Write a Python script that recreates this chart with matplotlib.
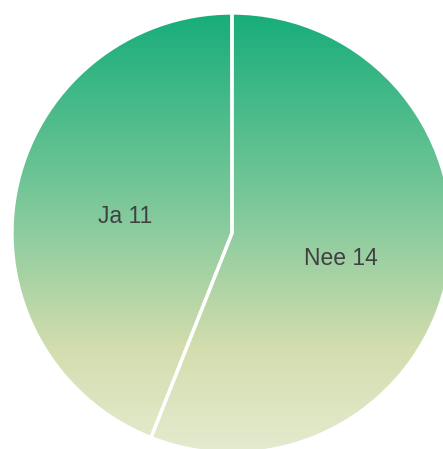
import numpy as np
import matplotlib
matplotlib.use("Agg")
import matplotlib.pyplot as plt
from matplotlib.colors import LinearSegmentedColormap

# data
labels = ["Nee", "Ja"]
values = [14, 11]

W, H = 443, 449
cx, cy, r = 232, 449 - 233, 220

fig = plt.figure(figsize=(W / 100, H / 100), dpi=100)
ax = fig.add_axes([0, 0, 1, 1])

texts_in = [f"{l} {v}" for l, v in zip(labels, values)]
wedges, texts = ax.pie(values, labels=texts_in, center=(cx, cy), radius=r,
                       startangle=90, counterclock=False, labeldistance=0.5,
                       wedgeprops=dict(edgecolor="white", linewidth=2.4, facecolor="none"),
                       textprops=dict(fontsize=16.5, color="#404040", family="Liberation Sans"))
for t in texts:
    t.set_ha("center")
    t.set_va("center")
    x, y = t.get_position()
    t.set_position((x + 1, y - 4.5))

# vertical gradient, clipped to each wedge
cmap = LinearSegmentedColormap.from_list("g", [(0, "#17ad7a"), (0.45, "#80c99b"),
                                               (0.76, "#d3ddae"), (1, "#e4ebcf")])
grad = np.linspace(0, 1, 256).reshape(-1, 1)
for w in wedges:
    im = ax.imshow(grad, cmap=cmap, extent=(cx - r, cx + r, cy - r, cy + r),
                   origin="upper", aspect="auto", zorder=0.5)
    im.set_clip_path(w)
    w.set_zorder(1)

ax.set_xlim(0, W)
ax.set_ylim(0, H)
ax.set_aspect("auto")
ax.axis("off")
fig.savefig("out.png", dpi=100)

---

What is required: Output the lines above in full and exactly as given, omitting any pictures.

Correct result:
Write a Python script that recreates this chart with matplotlib.
import numpy as np
import matplotlib
matplotlib.use("Agg")
import matplotlib.pyplot as plt
from matplotlib.colors import LinearSegmentedColormap

# data
labels = ["Nee", "Ja"]
values = [14, 11]

W, H = 443, 449
cx, cy, r = 232, 449 - 233, 220

fig = plt.figure(figsize=(W / 100, H / 100), dpi=100)
ax = fig.add_axes([0, 0, 1, 1])

texts_in = [f"{l} {v}" for l, v in zip(labels, values)]
wedges, texts = ax.pie(values, labels=texts_in, center=(cx, cy), radius=r,
                       startangle=90, counterclock=False, labeldistance=0.5,
                       wedgeprops=dict(edgecolor="white", linewidth=2.4, facecolor="none"),
                       textprops=dict(fontsize=16.5, color="#404040", family="Liberation Sans"))
for t in texts:
    t.set_ha("center")
    t.set_va("center")
    x, y = t.get_position()
    t.set_position((x + 1, y - 4.5))

# vertical gradient, clipped to each wedge
cmap = LinearSegmentedColormap.from_list("g", [(0, "#17ad7a"), (0.45, "#80c99b"),
                                               (0.76, "#d3ddae"), (1, "#e4ebcf")])
grad = np.linspace(0, 1, 256).reshape(-1, 1)
for w in wedges:
    im = ax.imshow(grad, cmap=cmap, extent=(cx - r, cx + r, cy - r, cy + r),
                   origin="upper", aspect="auto", zorder=0.5)
    im.set_clip_path(w)
    w.set_zorder(1)

ax.set_xlim(0, W)
ax.set_ylim(0, H)
ax.set_aspect("auto")
ax.axis("off")
fig.savefig("out.png", dpi=100)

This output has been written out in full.